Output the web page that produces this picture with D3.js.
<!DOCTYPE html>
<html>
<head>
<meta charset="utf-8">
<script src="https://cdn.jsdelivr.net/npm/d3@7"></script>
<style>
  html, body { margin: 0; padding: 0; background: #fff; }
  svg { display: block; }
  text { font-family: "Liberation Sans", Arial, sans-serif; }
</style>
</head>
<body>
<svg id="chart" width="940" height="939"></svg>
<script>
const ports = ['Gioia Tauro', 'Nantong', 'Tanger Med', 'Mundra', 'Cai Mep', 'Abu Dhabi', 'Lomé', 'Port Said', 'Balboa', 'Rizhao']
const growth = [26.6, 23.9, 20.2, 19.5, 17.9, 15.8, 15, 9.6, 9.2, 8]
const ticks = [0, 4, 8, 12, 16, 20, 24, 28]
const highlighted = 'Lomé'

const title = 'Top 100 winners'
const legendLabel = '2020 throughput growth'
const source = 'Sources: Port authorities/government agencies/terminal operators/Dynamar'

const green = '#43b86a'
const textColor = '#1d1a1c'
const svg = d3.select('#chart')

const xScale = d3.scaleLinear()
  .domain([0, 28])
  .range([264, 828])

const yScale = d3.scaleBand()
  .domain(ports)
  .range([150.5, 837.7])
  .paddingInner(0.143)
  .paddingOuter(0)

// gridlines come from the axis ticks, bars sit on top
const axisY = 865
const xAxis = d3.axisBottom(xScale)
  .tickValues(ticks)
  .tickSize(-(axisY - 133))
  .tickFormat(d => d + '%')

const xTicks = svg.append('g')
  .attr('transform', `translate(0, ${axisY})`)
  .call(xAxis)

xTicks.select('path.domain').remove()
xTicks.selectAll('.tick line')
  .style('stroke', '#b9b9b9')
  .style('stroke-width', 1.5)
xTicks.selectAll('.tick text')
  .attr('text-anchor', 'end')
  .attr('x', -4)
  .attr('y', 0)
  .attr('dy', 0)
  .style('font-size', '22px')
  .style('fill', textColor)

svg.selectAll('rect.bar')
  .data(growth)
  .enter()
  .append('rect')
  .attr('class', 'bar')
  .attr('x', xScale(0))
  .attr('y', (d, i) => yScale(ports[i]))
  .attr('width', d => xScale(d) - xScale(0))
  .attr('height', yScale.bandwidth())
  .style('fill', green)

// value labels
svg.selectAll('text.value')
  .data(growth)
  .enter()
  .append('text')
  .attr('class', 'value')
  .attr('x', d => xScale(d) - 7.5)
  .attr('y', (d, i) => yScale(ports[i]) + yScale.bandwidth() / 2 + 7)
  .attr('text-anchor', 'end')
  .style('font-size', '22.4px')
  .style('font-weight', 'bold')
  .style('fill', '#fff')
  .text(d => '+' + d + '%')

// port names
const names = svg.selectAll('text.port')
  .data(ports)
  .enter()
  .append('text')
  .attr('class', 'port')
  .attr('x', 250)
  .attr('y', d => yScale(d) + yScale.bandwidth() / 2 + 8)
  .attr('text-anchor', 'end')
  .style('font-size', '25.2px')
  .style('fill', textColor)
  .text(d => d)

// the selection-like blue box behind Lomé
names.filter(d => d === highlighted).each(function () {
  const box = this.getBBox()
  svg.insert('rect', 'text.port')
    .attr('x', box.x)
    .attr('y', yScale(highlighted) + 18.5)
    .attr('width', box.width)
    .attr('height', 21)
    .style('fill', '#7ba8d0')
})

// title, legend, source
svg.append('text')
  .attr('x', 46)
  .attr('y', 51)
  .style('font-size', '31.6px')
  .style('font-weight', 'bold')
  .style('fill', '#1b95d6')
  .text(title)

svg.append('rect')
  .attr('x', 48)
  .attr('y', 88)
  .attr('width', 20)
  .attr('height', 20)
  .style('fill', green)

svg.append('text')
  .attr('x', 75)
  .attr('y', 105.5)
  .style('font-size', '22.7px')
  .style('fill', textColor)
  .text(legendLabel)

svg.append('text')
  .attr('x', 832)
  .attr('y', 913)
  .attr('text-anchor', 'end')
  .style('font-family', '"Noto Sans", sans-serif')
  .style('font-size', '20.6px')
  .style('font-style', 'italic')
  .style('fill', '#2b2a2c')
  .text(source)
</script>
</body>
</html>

+---+

Task requirements: Reproduce the full listing above, character for character.

Answer to this problem:
Output the web page that produces this picture with D3.js.
<!DOCTYPE html>
<html>
<head>
<meta charset="utf-8">
<script src="https://cdn.jsdelivr.net/npm/d3@7"></script>
<style>
  html, body { margin: 0; padding: 0; background: #fff; }
  svg { display: block; }
  text { font-family: "Liberation Sans", Arial, sans-serif; }
</style>
</head>
<body>
<svg id="chart" width="940" height="939"></svg>
<script>
const ports = ['Gioia Tauro', 'Nantong', 'Tanger Med', 'Mundra', 'Cai Mep', 'Abu Dhabi', 'Lomé', 'Port Said', 'Balboa', 'Rizhao']
const growth = [26.6, 23.9, 20.2, 19.5, 17.9, 15.8, 15, 9.6, 9.2, 8]
const ticks = [0, 4, 8, 12, 16, 20, 24, 28]
const highlighted = 'Lomé'

const title = 'Top 100 winners'
const legendLabel = '2020 throughput growth'
const source = 'Sources: Port authorities/government agencies/terminal operators/Dynamar'

const green = '#43b86a'
const textColor = '#1d1a1c'
const svg = d3.select('#chart')

const xScale = d3.scaleLinear()
  .domain([0, 28])
  .range([264, 828])

const yScale = d3.scaleBand()
  .domain(ports)
  .range([150.5, 837.7])
  .paddingInner(0.143)
  .paddingOuter(0)

// gridlines come from the axis ticks, bars sit on top
const axisY = 865
const xAxis = d3.axisBottom(xScale)
  .tickValues(ticks)
  .tickSize(-(axisY - 133))
  .tickFormat(d => d + '%')

const xTicks = svg.append('g')
  .attr('transform', `translate(0, ${axisY})`)
  .call(xAxis)

xTicks.select('path.domain').remove()
xTicks.selectAll('.tick line')
  .style('stroke', '#b9b9b9')
  .style('stroke-width', 1.5)
xTicks.selectAll('.tick text')
  .attr('text-anchor', 'end')
  .attr('x', -4)
  .attr('y', 0)
  .attr('dy', 0)
  .style('font-size', '22px')
  .style('fill', textColor)

svg.selectAll('rect.bar')
  .data(growth)
  .enter()
  .append('rect')
  .attr('class', 'bar')
  .attr('x', xScale(0))
  .attr('y', (d, i) => yScale(ports[i]))
  .attr('width', d => xScale(d) - xScale(0))
  .attr('height', yScale.bandwidth())
  .style('fill', green)

// value labels
svg.selectAll('text.value')
  .data(growth)
  .enter()
  .append('text')
  .attr('class', 'value')
  .attr('x', d => xScale(d) - 7.5)
  .attr('y', (d, i) => yScale(ports[i]) + yScale.bandwidth() / 2 + 7)
  .attr('text-anchor', 'end')
  .style('font-size', '22.4px')
  .style('font-weight', 'bold')
  .style('fill', '#fff')
  .text(d => '+' + d + '%')

// port names
const names = svg.selectAll('text.port')
  .data(ports)
  .enter()
  .append('text')
  .attr('class', 'port')
  .attr('x', 250)
  .attr('y', d => yScale(d) + yScale.bandwidth() / 2 + 8)
  .attr('text-anchor', 'end')
  .style('font-size', '25.2px')
  .style('fill', textColor)
  .text(d => d)

// the selection-like blue box behind Lomé
names.filter(d => d === highlighted).each(function () {
  const box = this.getBBox()
  svg.insert('rect', 'text.port')
    .attr('x', box.x)
    .attr('y', yScale(highlighted) + 18.5)
    .attr('width', box.width)
    .attr('height', 21)
    .style('fill', '#7ba8d0')
})

// title, legend, source
svg.append('text')
  .attr('x', 46)
  .attr('y', 51)
  .style('font-size', '31.6px')
  .style('font-weight', 'bold')
  .style('fill', '#1b95d6')
  .text(title)

svg.append('rect')
  .attr('x', 48)
  .attr('y', 88)
  .attr('width', 20)
  .attr('height', 20)
  .style('fill', green)

svg.append('text')
  .attr('x', 75)
  .attr('y', 105.5)
  .style('font-size', '22.7px')
  .style('fill', textColor)
  .text(legendLabel)

svg.append('text')
  .attr('x', 832)
  .attr('y', 913)
  .attr('text-anchor', 'end')
  .style('font-family', '"Noto Sans", sans-serif')
  .style('font-size', '20.6px')
  .style('font-style', 'italic')
  .style('fill', '#2b2a2c')
  .text(source)
</script>
</body>
</html>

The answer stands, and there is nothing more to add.